Heisman Watch Week Eight: Suddenly Tebow and McCoy Play Like Themselves Again

Bleacher ReportContributor IOctober 25, 2009

COLUMBIA, MO - OCTOBER 24:  Quarterback Colt McCoy #12 of the Texas Longhorns carries the ball during the game against the Missouri Tigers on October 24, 2009 at Faurot Field/Memorial Stadium in Columbia, Missouri.  (Photo by Jamie Squire/Getty Images)

Colt McCoy

If you’ve missed it before, that’s the Colt McCoy the nation is used to seeing. Against Missouri, a team that a fair few thought might hand the Longhorns a upset loss, McCoy instead reinvigorated his Heisman candidacy by passing for 269 yards and three touchdowns on 26-of-31 passing.

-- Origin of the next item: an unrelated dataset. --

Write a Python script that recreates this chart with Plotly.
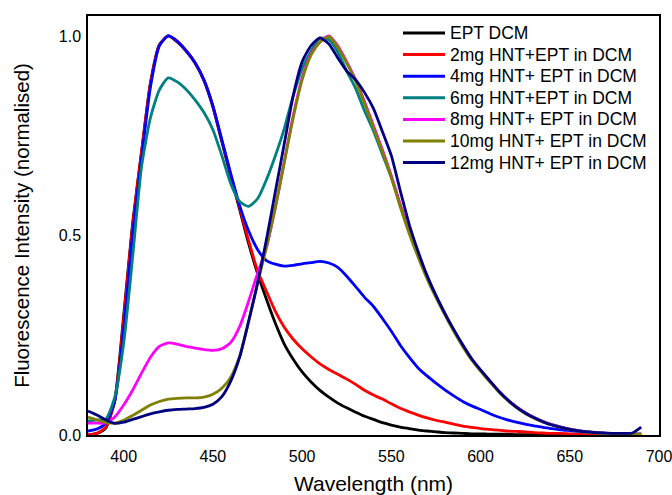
import plotly.graph_objects as go

wavelength = [380, 385, 390, 395, 400, 405, 410, 415, 420, 425, 430, 435, 440, 445, 450,
              455, 460, 465, 470, 475, 480, 485, 490, 495, 500, 505, 510, 515, 520, 525,
              530, 535, 540, 545, 550, 555, 560, 565, 570, 575, 580, 585, 590, 595, 600,
              605, 610, 615, 620, 625, 630, 635, 640, 645, 650, 655, 660, 665, 670, 675,
              680, 685, 690]

ept_dcm = [0.000, 0.004, 0.018, 0.088, 0.300, 0.530, 0.710, 0.883, 0.978, 1.000, 0.985, 0.962,
           0.932, 0.888, 0.822, 0.735, 0.648, 0.565, 0.480, 0.405, 0.340, 0.280, 0.228, 0.190,
           0.158, 0.133, 0.112, 0.095, 0.080, 0.068, 0.057, 0.047, 0.039, 0.031, 0.025, 0.020,
           0.016, 0.012, 0.010, 0.008, 0.006, 0.005, 0.004, 0.003, 0.003, 0.002, 0.002, 0.002,
           0.001, 0.001, 0.001, 0.001, 0.001, 0.001, 0.000, 0.000, 0.000, 0.000, 0.000, 0.000,
           0.000, 0.000, 0.000]

hnt_2mg = [0.000, 0.004, 0.020, 0.085, 0.290, 0.525, 0.708, 0.880, 0.977, 1.000, 0.986, 0.963,
           0.933, 0.889, 0.824, 0.738, 0.652, 0.570, 0.488, 0.412, 0.360, 0.310, 0.270, 0.240,
           0.216, 0.196, 0.178, 0.164, 0.152, 0.140, 0.127, 0.112, 0.100, 0.090, 0.078, 0.067,
           0.058, 0.050, 0.043, 0.037, 0.032, 0.027, 0.022, 0.019, 0.016, 0.014, 0.012, 0.010,
           0.009, 0.008, 0.006, 0.005, 0.004, 0.004, 0.003, 0.002, 0.002, 0.001, 0.001, 0.001,
           0.000, 0.000, 0.000]

hnt_4mg = [0.010, 0.015, 0.030, 0.085, 0.265, 0.505, 0.692, 0.872, 0.975, 1.000, 0.987, 0.963,
           0.933, 0.890, 0.825, 0.740, 0.655, 0.575, 0.512, 0.465, 0.437, 0.428, 0.423, 0.425,
           0.429, 0.432, 0.435, 0.431, 0.420, 0.398, 0.372, 0.345, 0.322, 0.292, 0.260, 0.225,
           0.195, 0.168, 0.148, 0.130, 0.113, 0.098, 0.084, 0.073, 0.064, 0.054, 0.045, 0.038,
           0.032, 0.027, 0.023, 0.019, 0.016, 0.013, 0.011, 0.009, 0.007, 0.006, 0.004, 0.003,
           0.003, 0.002, 0.002]

hnt_6mg = [0.035, 0.038, 0.040, 0.095, 0.230, 0.445, 0.672, 0.795, 0.865, 0.895, 0.885, 0.866,
           0.840, 0.808, 0.765, 0.700, 0.630, 0.585, 0.573, 0.592, 0.640, 0.700, 0.768, 0.850,
           0.918, 0.962, 0.995, 0.990, 0.960, 0.912, 0.868, 0.812, 0.762, 0.703, 0.645, 0.575,
           0.510, 0.450, 0.395, 0.347, 0.303, 0.262, 0.225, 0.190, 0.162, 0.136, 0.110, 0.089,
           0.071, 0.056, 0.044, 0.034, 0.026, 0.020, 0.015, 0.011, 0.008, 0.006, 0.004, 0.003,
           0.002, 0.002, 0.003]

hnt_8mg = [0.030, 0.030, 0.030, 0.045, 0.075, 0.112, 0.155, 0.195, 0.222, 0.231, 0.228, 0.222,
           0.218, 0.214, 0.212, 0.216, 0.232, 0.272, 0.335, 0.405, 0.470, 0.570, 0.685, 0.800,
           0.895, 0.955, 0.985, 1.000, 0.975, 0.935, 0.890, 0.835, 0.775, 0.715, 0.650, 0.578,
           0.510, 0.450, 0.395, 0.348, 0.304, 0.262, 0.225, 0.191, 0.162, 0.136, 0.111, 0.089,
           0.071, 0.056, 0.044, 0.034, 0.026, 0.020, 0.015, 0.011, 0.008, 0.006, 0.004, 0.003,
           0.002, 0.002, 0.003]

hnt_10mg = [0.045, 0.038, 0.031, 0.030, 0.037, 0.049, 0.062, 0.075, 0.084, 0.090, 0.092, 0.093,
            0.093, 0.095, 0.102, 0.117, 0.145, 0.198, 0.283, 0.380, 0.470, 0.570, 0.683, 0.795,
            0.890, 0.952, 0.985, 0.998, 0.972, 0.932, 0.886, 0.830, 0.770, 0.710, 0.645, 0.572,
            0.505, 0.446, 0.392, 0.345, 0.301, 0.260, 0.222, 0.188, 0.160, 0.134, 0.109, 0.087,
            0.069, 0.054, 0.042, 0.033, 0.025, 0.019, 0.014, 0.010, 0.007, 0.005, 0.004, 0.003,
            0.002, 0.002, 0.002]

hnt_12mg = [0.060, 0.050, 0.038, 0.029, 0.032, 0.039, 0.046, 0.053, 0.058, 0.062, 0.064, 0.065,
            0.066, 0.069, 0.077, 0.096, 0.135, 0.195, 0.285, 0.380, 0.490, 0.610, 0.730, 0.850,
            0.935, 0.976, 0.995, 0.980, 0.945, 0.912, 0.890, 0.858, 0.818, 0.760, 0.700, 0.612,
            0.528, 0.460, 0.400, 0.350, 0.305, 0.264, 0.226, 0.191, 0.163, 0.137, 0.111, 0.089,
            0.070, 0.055, 0.043, 0.033, 0.025, 0.019, 0.014, 0.010, 0.008, 0.006, 0.005, 0.004,
            0.004, 0.005, 0.020]

series_names = ["EPT DCM", "2mg HNT+EPT in DCM", "4mg HNT+ EPT in DCM", "6mg HNT+EPT in DCM",
                "8mg HNT+ EPT in DCM", "10mg HNT+ EPT in DCM", "12mg HNT+ EPT in DCM"]
series_values = [ept_dcm, hnt_2mg, hnt_4mg, hnt_6mg, hnt_8mg, hnt_10mg, hnt_12mg]
series_colors = ["#000000", "#FF0000", "#0000FF", "#008080", "#FF00FF", "#808000", "#000080"]

x_ticks = [400, 450, 500, 550, 600, 650, 700]
y_ticks = [0.0, 0.5, 1.0]
y_tick_labels = ["0.0", "0.5", "1.0"]

FONT = "Liberation Sans, Arial, sans-serif"

W, H = 672, 495
ML, MR, MT, MB = 88, 13, 16, 60
PW, PH = W - ML - MR, H - MT - MB


def px_to_paper_x(px):
    return (px - ML) / PW


def px_to_paper_y(py):
    return (H - MB - py) / PH


fig = go.Figure()
for name, vals, col in zip(series_names, series_values, series_colors):
    fig.add_trace(go.Scatter(x=wavelength, y=vals, mode="lines", name=name, showlegend=False,
                             line=dict(color=col, width=2.8, shape="spline", smoothing=0.6)))

# legend drawn as key lines + labels, top-right inside the plot frame
leg_line_x0, leg_line_x1, leg_text_x = 403, 445, 448
leg_y0, leg_dy = 33, 21.6
shapes = []
annotations = []
for i, (name, col) in enumerate(zip(series_names, series_colors)):
    yy = px_to_paper_y(leg_y0 + i * leg_dy)
    shapes.append(dict(type="line", xref="paper", yref="paper",
                       x0=px_to_paper_x(leg_line_x0), x1=px_to_paper_x(leg_line_x1), y0=yy, y1=yy,
                       line=dict(color=col, width=3)))
    annotations.append(dict(xref="paper", yref="paper", x=px_to_paper_x(leg_text_x), y=yy,
                            xanchor="left", yanchor="middle", showarrow=False, text=name,
                            font=dict(family=FONT, size=17.5, color="#000000")))

fig.update_layout(
    width=W, height=H,
    margin=dict(l=ML, r=MR, t=MT, b=MB, autoexpand=False),
    paper_bgcolor="white", plot_bgcolor="white",
    font=dict(family=FONT, color="#000000"),
    showlegend=False,
    shapes=shapes,
    annotations=annotations,
)
fig.update_xaxes(range=[380, 700], tickvals=x_ticks, ticks="", showgrid=False, zeroline=False,
                 showline=True, mirror=True, linecolor="black", linewidth=1.5, automargin=False,
                 ticklabeloverflow="allow",
                 tickfont=dict(family=FONT, size=16), ticklabelstandoff=6,
                 title=dict(text="Wavelength (nm)", font=dict(family=FONT, size=21), standoff=15))
fig.update_yaxes(range=[0, 1.05], tickvals=y_ticks, ticktext=y_tick_labels, ticks="", showgrid=False,
                 zeroline=False, showline=True, mirror=True, linecolor="black", linewidth=1.5,
                 automargin=False, ticklabeloverflow="allow",
                 tickfont=dict(family=FONT, size=16), ticklabelstandoff=2,
                 title=dict(text="Fluorescence Intensity (normalised)", font=dict(family=FONT, size=20.5),
                            standoff=24))

fig.write_html("out.html")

McCoy’s performance was good enough to negate his lackluster attempt against Oklahoma, and continued to show why he’s one of the most accurate quarterbacks in the history of college football, this weekend throwing for an 84 percent completion rate.

Tim Tebow

Tim Tebow can get you in two ways, and on Saturday, he mastered the two in ways that everyone knew he could, but hadn’t since at least three weeks ago.

Against a very game Mississippi State squad, against which Florida had lost its last four road games, Tebow passed for 127 yards, but more importantly, asserted himself on the ground, rushing for 88 yards and a TD.

Tebow still is living off the Heisman hype from years past, but he may finally be getting to the point where his performance from this year is now finally helping his Heisman candidacy.


Jimmy Clausen

In years past, Boston College had been a trouble spot for the Irish. But under the watch of Jimmy Clausen, the Irish are beginning to emerge again as a national power.

That reemergence is a big reason why Clausen is among the nation’s Heisman trophy hopefuls. Against the Eagles, Clausen passed for 246 yards and two touchdowns against no interceptions.

And most importantly, the junior QB led the Irish to their fifth victory of the season, although the sealing play was an interception return for a touchdown. Clausen had a good game, and likely solidified his Heisman candidacy for now.

Mark Ingram

Ingram, whose 246 yards against South Carolina entered his name into many Heisman conversations, followed that performance up with a rather pedestrian 99 yards against a tough Tennessee defense, nearly cost the Tide the ball game on Saturday.

In losing his first fumble of his career, he set the Volunteers up for the potential tying field goal, only to be saved by the block of Terrance Cody.

Still, Ingram’s numbers have been spectacular to this point, and his continued success in the Tide offensive package, even when QB Greg McElroy struggles, like he did on Saturday, helps his Heisman candidacy.

Todd Reesing

This was definitely Reesing’s toughest game of the season, and may have all but ended his Heisman hopes for a second straight season.

Reesing, who was lighting up Big 12 defenses before Saturday’s matchup with the Oklahoma Sooners, instead couldn’t find a rhythm all night, and threw for three interceptions against zero touchdowns, and his Jayhawks were manhandled by the Sooners 35-13.

Todd Reesing has always been counted out by the experts, and don’t expect him to go quietly into the end of his college career, but for now, his Heisman chances don’t look too special.